Memang tak banyak pantai yang dapat dibanggakan di Cirebon, meski kota ini merupakan daerah pesisir. Rata-rata pantai di sana berpasir hitam dengan air laut yang sudah tercemar oleh limbah-limbah kapal. Namun, meski begitu, tak berarti pantai di Cirebon tak layak dikunjungi. Pantai Kejawanan, misalnya. Pantai ini menjadi spot terbaik untuk menikmati matahari terbenam. Ada sebuah dermaga menjorok ke laut yang mengantarkan pengunjung lebih dekat dengan garis pantai. Di sampingnya, berlabuh kapal-kapal pengangkut logistik, juga batu bara.

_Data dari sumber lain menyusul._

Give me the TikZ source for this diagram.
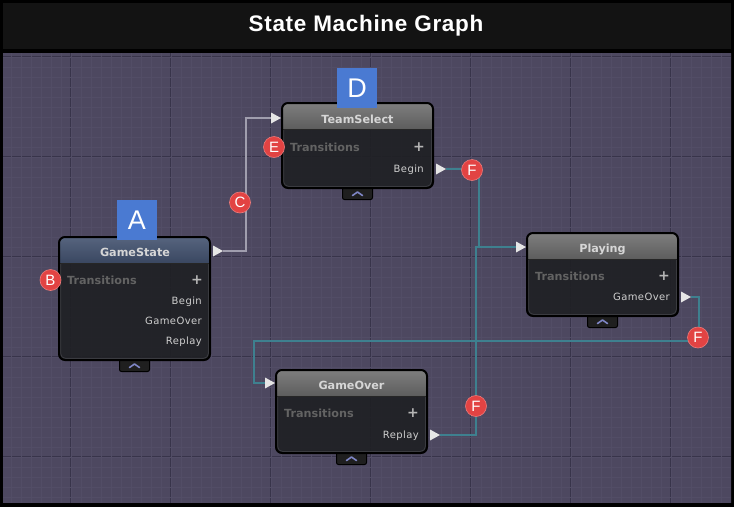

Kala matahari melungsur, kapal-kapal itu berubah warna menjadi merah-hitam, terkena pantulan lembayung. Kadang-kadang, bulatan surya mengintip di cerobong asap kapal, atau di sela dek, menghasilkan sebuah lanskap yang eksotis. Kalau ingin melihat matahari tenggelam bulat-bulat, tersedia kapal-kapal nelayan yang siap mengangkut wisatawan menuju tengah laut. Biayanya berkisar kurang lebih Rp 50 ribu per orang.

 

Alun-alun Kejaksaan

Menjelang malam, alun-alun yang bersebelahan dengan Masjid Raya At-Taqwa ini kian ramai disambangi muda-mudi, juga keluarga. Tempat tersebut seolah menjadi magnet kehidupan malam di Kota Cirebon. Lampu-lampu taman yang berkedip warna-warni menimbulkan suasana meriah. Di bawah lampu-lampu itu, duduk bergerombol teruna-teruni yang asyik mengobrol. Juga keluarga muda yang tengah mengajak anak-anaknya bermain.

Di lapangan yang luas, menghadap ke arah masjid, terdapat sejumlah permainan bocah, misalnya odong-odong, mobil-mobilan, arena memancing buatan. Di sekelilingnya digelar beragam tenda kuliner. Para penjaja menyediakan bermacam-macam jenis penganan. Yang paling top dan jadi incaran pelancong kalau datang ke Cirebon adalah es durian. Durian yang dipakai beberapa pedagang didatangkan langsung dari Bengkulu atau Medan. Tak heran kalau rasanya membikin ketagihan.